Spanish artist Rosalía took the Latin Grammys by storm Thursday night as the award show celebrated its 20th anniversary.
Her second studio album, "El Mal Querer," took home all the awards it was nominated for, including Best Album Of The Year, one of the top awards of the night, and Contemporary Pop Album Of The Year.
"We did this album sitting on the floor, with two computers, a keyboard and a microphone. I swear to God. And then, we worked on it for a year and a half. That was it," said Rosalía in Spanish at the Latin Grammy stage in Las Vegas. "Winning a Grammy is the best thing that can ever happen."
Between her wins and her medley performance of "Con Altura" and "A Palé," Rosalía proved once again that she embodies the perfect marriage between the past and the present, organically blending both traditional sounds like flamenco and classical music with mainstream sounds such as pop, reggaeton and trap.
"I have no prejudices or think that one music is better than another. Flamenco is my great passion, but I also love to experiment in the studio, explore with the sounds, so it is natural and organic for me to experiment. And of course, urban music is part of my references as well as classical music, other kinds of music from my country and even Jamaican music," Rosalía told NBC News in April.
Just like Rosalía, the Latin Grammys were a celebration of the Latin music industry's evolution.
The show opened with tropical music veterans Olga Tañón and Milly Quezada and Brazilian pop star Anitta performing late singer Celia Cruz's iconic hit "La Vida Es Un Carnaval." The song quickly turned into a medley paying tribute to Latin music legends Juan Gabriel, Joan Sebastian and Gustavo Cerati.
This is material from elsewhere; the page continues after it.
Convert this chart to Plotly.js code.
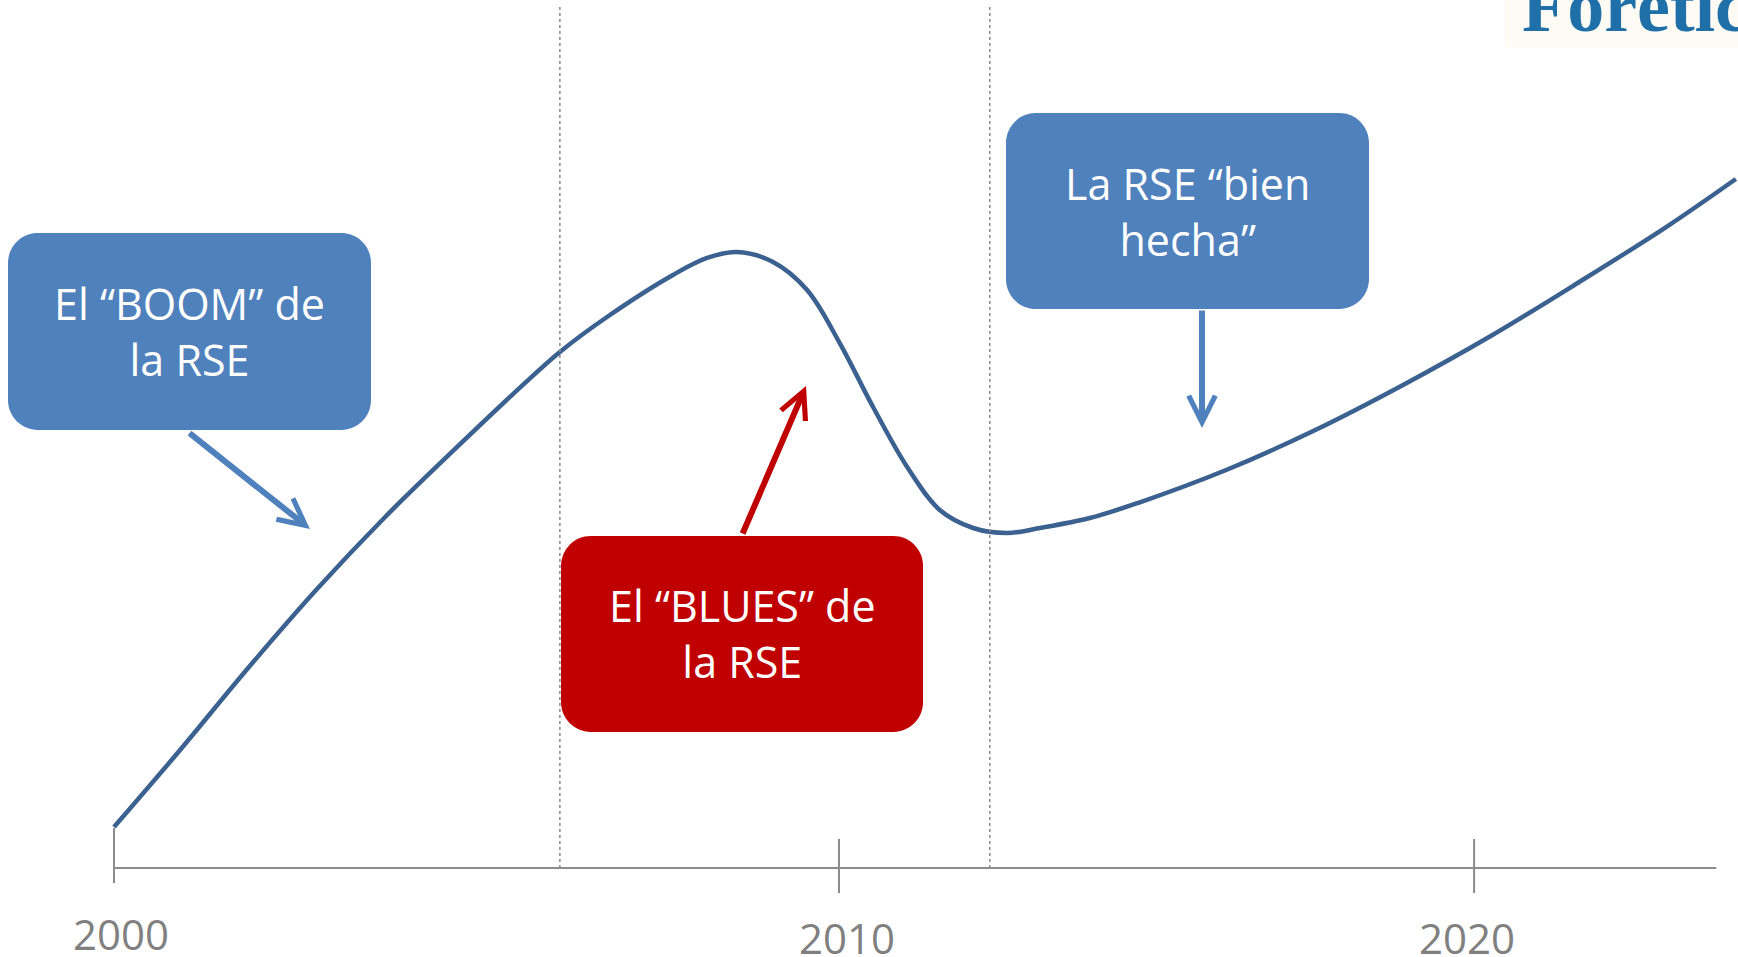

Mexican crooners Carlos Rivera, Reik and Leonel García sang Juan Gabriel’s “Querida.” Natalia Jiménez, Calibre 50 and Prince Royce performed “Secreto de Amor” from the late regional Mexican singer-songwriter Joan Sebastian. Rock stars Draco Rosa, Fito Páez, Beto Cuevas and Ricky Martin sang “Música Ligera,” honoring late Argentine star Gustavo Cerati.
One of the highly awaited moments of the night was when Mexican living legend Vicente "Chente" Fernández, also know as "The King of Ranchera Music," took the stage with his son Alejandro Fernández and grandson Alex Fernández. The three generations shared the stage together for the first time.
"To every audience member, who I feel are like my family, everyone on the radio who have made me the son of many cities I love so much, all over Central and South America, the United States, all of you will be in my heart until the day I die," said "Chente" after the performance.